The Lost Gospel: Unpacking what's behind the Jesus and Mary marriage theory
Two authors, Israeli-Canadian writer Simcha Jacobovici and York University Professor Barrie Wilson, claim in The Lost Gospel that a 1,500-year-old papyrus in the British Library says that Jesus and Mary were married.
It is the latest in a long line of books to posit that Jesus was married to Mary, and has sent the internet into a predictable meltdown. So what's it all about really?
Haven't we heard this before?
Oh, yes. It is a theme which pops up periodically. Nikos Kazantzakis used it in The Last Temptation of Christ in 1953, long before the internet, and Dan Brown used it in The Da Vinci Code. Both of these are FICTION.
Anything special about the latest one?
Jacobovici and Wilson say that a 6th-century Syriac work called Joseph and Aseneth is really about Jesus and Mary; the names were disguises.
How likely is it that they're right?
On a scale of one to 10, where one is very improbable indeed, it's somewhere in the high minuses. Read a takedown here if you are a scholarly type, or here if you want to be amused as well.
But the Jesus and Mary thing keeps coming back. Is there any evidence at all to support it?
Little to none. In the 3rd-century Gospel of Philip Mary is depicted as Jesus' 'koinonos' or companion; in the 5th-century Gospel of Mary Jesus is said to have "loved [Mary] more than the rest of women". There is also a 4th-centuryCoptic fragment including the words "Jesus said to them, 'my wife...'". It was called The Gospel of Jesus's Wife for reference purposes, but Prof Karen King, who discovered it, said that it "should not be taken as proof that Jesus, the historical person, was actually married".
Why is it such a big deal?
Interesting question. The assumption is that Jesus was not married because no wife was ever mentioned in the four canonical Gospels. But singleness and virginity loomed very large in Christian thinking, particularly in the Western tradition, thanks to St Augustine, who was very negative about the whole sex thing. It became impossible to think of Jesus in that way. Add in a former prostitute, and it's just not going to happen.
No! Was she really?
Afraid not. She has been wrongly identified with the repentant sinner in Luke 7: 36-50.
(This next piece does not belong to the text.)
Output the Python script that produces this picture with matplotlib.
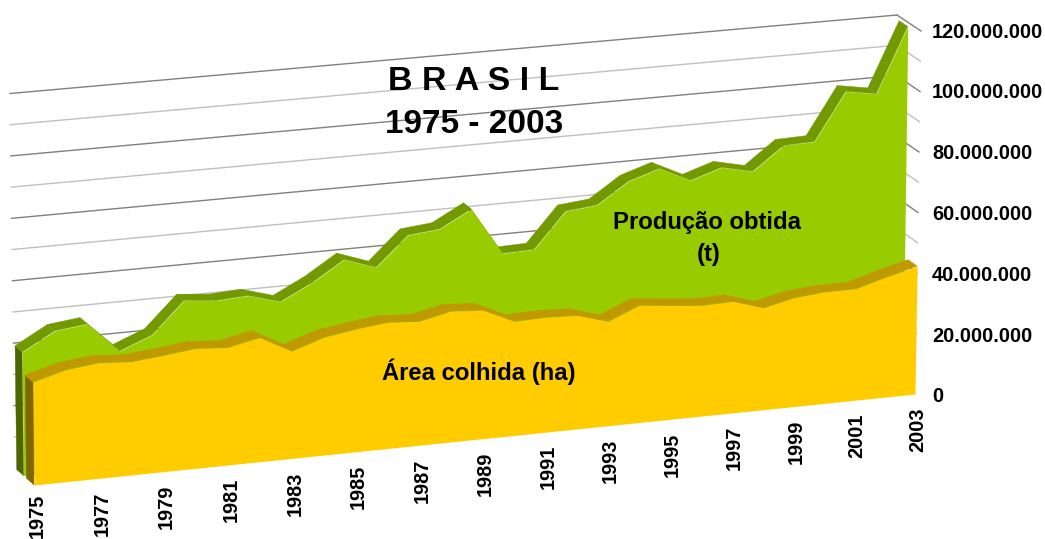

Back to Jesus, though: the argument from silence is a bit weak, isn't it?
The truly honest answer is that we don't know whether he was married or not. It would have been unusual for someone capable of supporting a wife not to have been married by the age of 30. It has been convincingly argued that Paul was married (though widowed) as it was a requirement for rabbis. However, against this is the question of Jesus' parentage; some scholars argue that he carried a stigma of illegitimacy (in Mark 6:3 he is called "the son of Mary", not Joseph) that would have meant he was an undesirable match.
Does it really matter?
Again, an interesting question. Some might argue that it makes him more 'human'. Others would rightly ask what that says about single people. For most people thinking about Jesus in a sexual content is just not on; though Hebrews 4:15 says that he was "tempted in every respect just as we are", so that's quite wrong. It is probably best to assume that he was not married, but to critique our own theological and other hang-ups about sex as we do so.
Are any reputable biblical scholars backing The Lost Gospel?
No.
Isn't this just because they tend to be Christians and are terrified at this challenge to their faith?
Again, no. They may be Christians, but they also work in the cut-throat, kill-or-be-killed world of academia. Any scholar who could establish that Jesus and Mary were married would have libraries named after them, win the most glittering prizes and never need to work again. Go figure.